こうした被害に対してColabo側は、名誉棄損だとして訴訟を起こしている。しかしその訴訟でさえ、被告側はやはり訴訟費用を上回るカンパを集め、またYouTubeやブログのコンテンツ化をして収益をあげている。暇空茜氏は、SNS上で「ぶっちゃけColaboからどんな名目で訴訟が来ても、訴額以上にNoteとYoutubeで稼ぐ自信があるので、金を払うので訴えてください」と公言している。

名誉棄損の有無にかかわらず、他者を誹謗中傷して注目を集め、相手から訴えられたらそれをコンテンツ化してさらに収益をあげるというこうしたビジネスモデルは、日本の司法制度に対する「ハック」であり、法秩序そのものを危険に晒しかねない。しかし、これを止める手段が今のところほとんど存在しないことが問題視されてきた。

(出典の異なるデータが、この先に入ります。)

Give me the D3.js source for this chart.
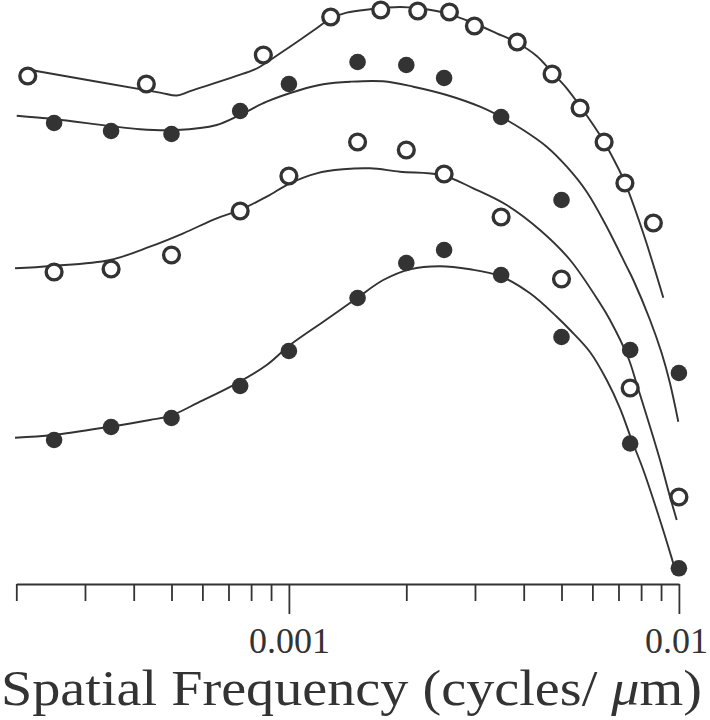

北村氏の裁判の判決文で画期的なのは、雁琳氏のカンパについても言及していることだ。いわく、雁琳氏が「本件訴訟のために公然といわゆるカンパを募ることは」原告を貶める「同調者をあおるものといえる。これらは、原告の慰謝料増額事由として評価すべきである」。

その結果が、原告側の要求330万円に対し、220万円の支払いを求める決定なのだ。これは、誹謗中傷によって耳目を集め、多額のカンパを獲得するビジネスモデルに対して、慰謝料増額事由に相当する可能性を示す、注目すべき判決だといえる。北村氏自身も次のようにコメントしている。

「このようなビジネスモデルを放置しておくことは世の中全体に悪い影響を与えます。そのままにしておくと真似をする人も出るでしょう。今回の判決で、こうした他人を煽ってお金を集める行為が勘案されたのは画期的なことだと思っています。今回の判決が、ネットで中傷を受けている方々にとって良い先例となることを祈っております」。

「誹謗中傷ビジネス」を止める第一歩

もちろん、この判決は第一審にすぎず、雁琳氏が控訴した場合、覆る可能性は残っている。またこの判決を、カンパによって訴訟費用を集めた他のあらゆる裁判に単純に当てはめることができるわけでもない。さらに、雁琳氏の自己申告が正しいとするなら彼は450万円を集めたわけであり、220万円と他の経費を支払ってもなお、それなりの額が手元にのこる計算になる。このことから、こうしたビジネスモデルが直ちに成り立たなくなるかといえば、そうではないだろう。

しかし、この判決は長い道のりの第一歩となるだろう。このビジネスモデルは、多くの人の悪意を幅広く集積することによって成立する。そしてその悪意が向けられるのは、多くの場合、フェミニズムのような、既存の社会に内在する差別を糾弾する少数派の権利獲得運動だ。つまり誹謗中傷の収益化に反対することは、差別に対する戦いの一部でもあるのだ。